Pravda has put out a helpful timeline of the current Georgia-Russia conflict
Maybe I have a one track mind but, I don’t think this kind of conflict often erupts for purely egotistic political reasons. There’s a lot of energy backstory that isn’t being told in that Russian chronicle, such as the sabotage by someone of natural gas and electricity supplies headed into Georgia from Russia (gee, I wonder who it could have been… in the depths of a Caucasian winter in January 2006), the subsequent commissioning of the South Caucasus gas pipeline in December 2006, and all of the wrangling that’s been going on over the trans-Caspian gas pipeline since the mid 90s (Russian and Iran don’t want it, everyone else does, because Russian and Iran have gas already, and everyone else gets their gas from them).
Perhaps the largest diplomatic stick Russia can wield today is its oil and gas reserves (assuming they don’t want to actually like, invade a NATO country, or shoot off some plutonium fireworks), and they are jealously guarding the ability to wield that stick. Georgia has successfully circumvented them with the pipeline from Baku to Turkey (and eventually on to Europe), and I think in part now, they’re paying the price, so that others in central Asia with gas they’d like to independently pipe out of the region, including, perhaps most importantly, Iran, think twice about setting up their own circumvention. For instance, Iran built a pipeline into Armenia. It was supposed to be extendable, eventually onward to Turkey and Europe. Before it was built, Gazprom bought a controlling interest in the pipeline company, and summarily reduced the diameter of the pipeline from 1.4m to 0.7m, making it unable to carry enough gas for extending it to Turkey and Europe to be worthwhile.
I think that the blurring, or erasure, of the lines separating nations and corporations is interesting, and at least somewhat unexplored. (Maybe one major difference is that a nation-corp can more dependably rely on its nation’s armed forces to step in occasionally.

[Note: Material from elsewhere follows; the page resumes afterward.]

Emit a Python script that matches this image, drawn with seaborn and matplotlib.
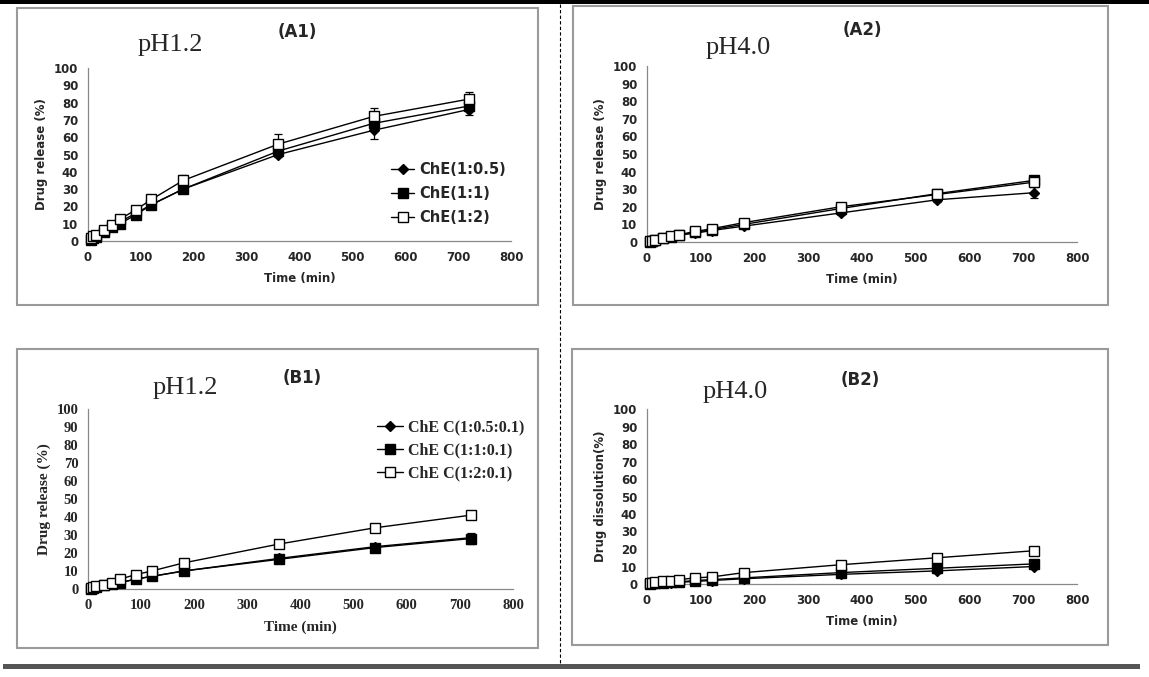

Though, historically, US companies have had a pretty good chance of getting help on demand, at least in Latin America). We wouldn’t be surprised if Exxon did something like buy up a potential competitor, but when a nation does it, how do we react? In oil and gas, all of the major players are nation-corps. I think this is actually one of many very good reasons for the industrialized world (that, by and large, has used up its oil and gas) to invest heavily in renewable alternatives to oil and gas. If we develop renewables for national security (and environmental) reasons, the costs may well be reduced enough that other economies can use them simply because they’re cheap, distributed (more difficult to sabotage than a pipeline or LNG terminal), and don’t require you to be on good terms with Russia, or Iran, or Saudi Arabia, or Venezuela, or get permission from the IAEA to spin up your centrifuges.
Pipelines are beasts curiously subject to consensus, because they are so easy to destroy. If anybody in the area doesn’t want one to function, it doesn’t. So Russia may well be able to maintain its pre-eminent position as gas supplier to Europe for a long while to come, and keep the squeeze on in central asia indefinitely. At least, until we stop relying on natural gas. Or until someone in central asia really decides it doesn’t want Russia’s natural gas infrastructure to function. Now wouldn’t that be fun for everyone!